* What is expected *
Go through the listing and set it down exactly, leaving out its pictures.

* Supplied data *
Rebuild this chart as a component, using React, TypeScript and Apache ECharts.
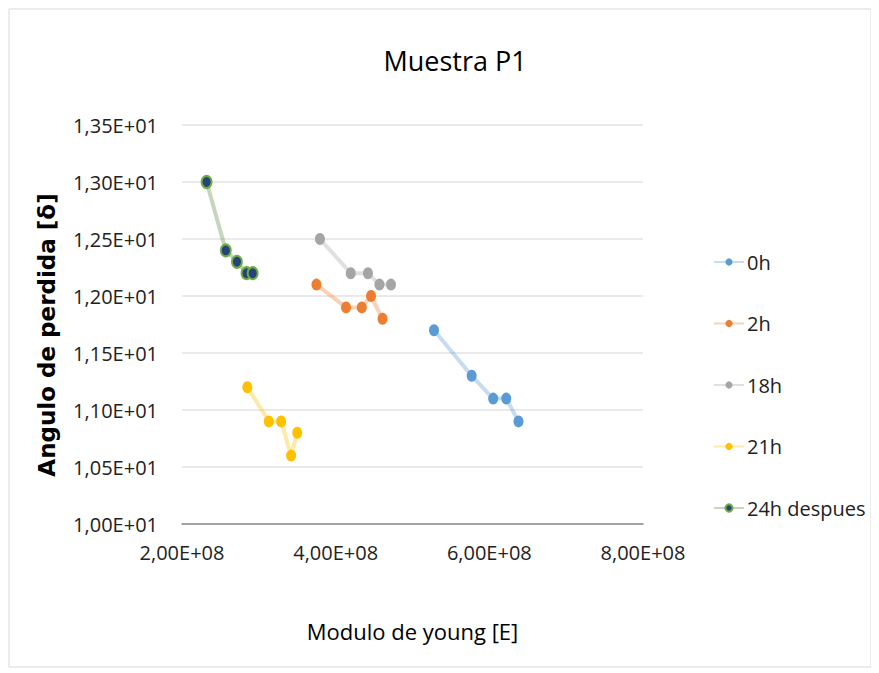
import React, { useEffect, useRef } from "react";
import * as echarts from "echarts";

const seriesNames = ["0h", "2h", "18h", "21h", "24h despues"];
const s0h: [number, number][] = [[5.28e8, 11.7], [5.77e8, 11.3], [6.05e8, 11.1], [6.22e8, 11.1], [6.38e8, 10.9]];
const s2h: [number, number][] = [[3.75e8, 12.1], [4.135e8, 11.9], [4.34e8, 11.9], [4.46e8, 12.0], [4.61e8, 11.8]];
const s18h: [number, number][] = [[3.795e8, 12.5], [4.196e8, 12.2], [4.42e8, 12.2], [4.57e8, 12.1], [4.72e8, 12.1]];
const s21h: [number, number][] = [[2.85e8, 11.2], [3.13e8, 10.9], [3.29e8, 10.9], [3.42e8, 10.6], [3.5e8, 10.8]];
const s24h: [number, number][] = [[2.32e8, 13.0], [2.57e8, 12.4], [2.715e8, 12.3], [2.84e8, 12.2], [2.92e8, 12.2]];
const allData = [s0h, s2h, s18h, s21h, s24h];
const markerColors = ["#5B9BD5", "#ED7D31", "#A5A5A5", "#FFC000", "#264478"];
const lineColors = ["rgba(91,155,213,0.35)", "rgba(237,125,49,0.35)", "rgba(165,165,165,0.35)", "rgba(255,192,0,0.35)", "rgba(112,150,90,0.4)"];

const FONT = "'Open Sans', sans-serif";
const yTitle = "Angulo de perdida [δ]";

export default function App() {
  const ref = useRef<HTMLDivElement>(null);
  useEffect(() => {
    if (!ref.current) return;
    const chart = echarts.init(ref.current, undefined, { renderer: "svg" });
    chart.setOption({
      animation: false,
      backgroundColor: "#ffffff",
      graphic: [
        {
          type: "rect",
          shape: { x: 1, y: 1, width: 862, height: 658 },
          style: { fill: "none", stroke: "#d9d9d9", lineWidth: 1 },
        },
        {
          type: "text",
          x: 39,
          y: 327,
          rotation: Math.PI / 2,
          style: {
            text: yTitle,
            textAlign: "center",
            textVerticalAlign: "middle",
            font: "bold 23px 'DejaVu Sans', sans-serif",
            fill: "#000",
          },
        },
      ],
      title: {
        text: "Muestra P1",
        left: 442,
        top: 34,
        textAlign: "center",
        textStyle: { fontFamily: FONT, fontSize: 27, fontWeight: "normal", color: "#000" },
      },
      grid: { left: 174, right: 228, top: 117, bottom: 144 },
      legend: {
        orient: "vertical",
        left: 700,
        top: 239,
        itemGap: 41.5,
        itemWidth: 30,
        itemHeight: 9,
        data: seriesNames,
        textStyle: { fontFamily: FONT, fontSize: 20, color: "#222", padding: [0, 0, 0, -2] },
      },
      xAxis: {
        type: "value",
        min: 2e8,
        max: 8e8,
        interval: 2e8,
        name: "Modulo de young [E]",
        nameLocation: "middle",
        nameGap: 96,
        nameTextStyle: { fontFamily: FONT, fontSize: 22, color: "#000" },
        axisLine: { show: true, lineStyle: { color: "#8c8c8c", width: 1.5 } },
        axisTick: { show: false },
        splitLine: { show: false },
        axisLabel: {
          fontFamily: FONT,
          fontSize: 20,
          color: "#222",
          margin: 18,
          formatter: (v: number) => (v / 1e8).toFixed(2).replace(".", ",") + "E+08",
        },
      },
      yAxis: {
        type: "value",
        min: 10,
        max: 13.5,
        interval: 0.5,
        axisLine: { show: false },
        axisTick: { show: false },
        splitLine: { lineStyle: { color: "#e3e3e3", width: 1.5 } },
        axisLabel: {
          fontFamily: FONT,
          fontSize: 20,
          color: "#222",
          margin: 24,
          formatter: (v: number) => (v / 10).toFixed(2).replace(".", ",") + "E+01",
        },
      },
      series: seriesNames.map((name, i) => ({
        name,
        type: "line",
        data: allData[i],
        symbol: "circle",
        symbolSize: [10, 12],
        itemStyle:
          i === 4
            ? { color: markerColors[i], borderColor: "#70AD47", borderWidth: 2 }
            : { color: markerColors[i] },
        lineStyle: { color: lineColors[i], width: 4 },
        z: 2,
      })),
    });
    return () => chart.dispose();
  }, []);
  return <div ref={ref} style={{ width: 863, height: 660 }} />;
}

* Exercise answer *
Rebuild this chart as a component, using React, TypeScript and Apache ECharts.
import React, { useEffect, useRef } from "react";
import * as echarts from "echarts";

const seriesNames = ["0h", "2h", "18h", "21h", "24h despues"];
const s0h: [number, number][] = [[5.28e8, 11.7], [5.77e8, 11.3], [6.05e8, 11.1], [6.22e8, 11.1], [6.38e8, 10.9]];
const s2h: [number, number][] = [[3.75e8, 12.1], [4.135e8, 11.9], [4.34e8, 11.9], [4.46e8, 12.0], [4.61e8, 11.8]];
const s18h: [number, number][] = [[3.795e8, 12.5], [4.196e8, 12.2], [4.42e8, 12.2], [4.57e8, 12.1], [4.72e8, 12.1]];
const s21h: [number, number][] = [[2.85e8, 11.2], [3.13e8, 10.9], [3.29e8, 10.9], [3.42e8, 10.6], [3.5e8, 10.8]];
const s24h: [number, number][] = [[2.32e8, 13.0], [2.57e8, 12.4], [2.715e8, 12.3], [2.84e8, 12.2], [2.92e8, 12.2]];
const allData = [s0h, s2h, s18h, s21h, s24h];
const markerColors = ["#5B9BD5", "#ED7D31", "#A5A5A5", "#FFC000", "#264478"];
const lineColors = ["rgba(91,155,213,0.35)", "rgba(237,125,49,0.35)", "rgba(165,165,165,0.35)", "rgba(255,192,0,0.35)", "rgba(112,150,90,0.4)"];

const FONT = "'Open Sans', sans-serif";
const yTitle = "Angulo de perdida [δ]";

export default function App() {
  const ref = useRef<HTMLDivElement>(null);
  useEffect(() => {
    if (!ref.current) return;
    const chart = echarts.init(ref.current, undefined, { renderer: "svg" });
    chart.setOption({
      animation: false,
      backgroundColor: "#ffffff",
      graphic: [
        {
          type: "rect",
          shape: { x: 1, y: 1, width: 862, height: 658 },
          style: { fill: "none", stroke: "#d9d9d9", lineWidth: 1 },
        },
        {
          type: "text",
          x: 39,
          y: 327,
          rotation: Math.PI / 2,
          style: {
            text: yTitle,
            textAlign: "center",
            textVerticalAlign: "middle",
            font: "bold 23px 'DejaVu Sans', sans-serif",
            fill: "#000",
          },
        },
      ],
      title: {
        text: "Muestra P1",
        left: 442,
        top: 34,
        textAlign: "center",
        textStyle: { fontFamily: FONT, fontSize: 27, fontWeight: "normal", color: "#000" },
      },
      grid: { left: 174, right: 228, top: 117, bottom: 144 },
      legend: {
        orient: "vertical",
        left: 700,
        top: 239,
        itemGap: 41.5,
        itemWidth: 30,
        itemHeight: 9,
        data: seriesNames,
        textStyle: { fontFamily: FONT, fontSize: 20, color: "#222", padding: [0, 0, 0, -2] },
      },
      xAxis: {
        type: "value",
        min: 2e8,
        max: 8e8,
        interval: 2e8,
        name: "Modulo de young [E]",
        nameLocation: "middle",
        nameGap: 96,
        nameTextStyle: { fontFamily: FONT, fontSize: 22, color: "#000" },
        axisLine: { show: true, lineStyle: { color: "#8c8c8c", width: 1.5 } },
        axisTick: { show: false },
        splitLine: { show: false },
        axisLabel: {
          fontFamily: FONT,
          fontSize: 20,
          color: "#222",
          margin: 18,
          formatter: (v: number) => (v / 1e8).toFixed(2).replace(".", ",") + "E+08",
        },
      },
      yAxis: {
        type: "value",
        min: 10,
        max: 13.5,
        interval: 0.5,
        axisLine: { show: false },
        axisTick: { show: false },
        splitLine: { lineStyle: { color: "#e3e3e3", width: 1.5 } },
        axisLabel: {
          fontFamily: FONT,
          fontSize: 20,
          color: "#222",
          margin: 24,
          formatter: (v: number) => (v / 10).toFixed(2).replace(".", ",") + "E+01",
        },
      },
      series: seriesNames.map((name, i) => ({
        name,
        type: "line",
        data: allData[i],
        symbol: "circle",
        symbolSize: [10, 12],
        itemStyle:
          i === 4
            ? { color: markerColors[i], borderColor: "#70AD47", borderWidth: 2 }
            : { color: markerColors[i] },
        lineStyle: { color: lineColors[i], width: 4 },
        z: 2,
      })),
    });
    return () => chart.dispose();
  }, []);
  return <div ref={ref} style={{ width: 863, height: 660 }} />;
}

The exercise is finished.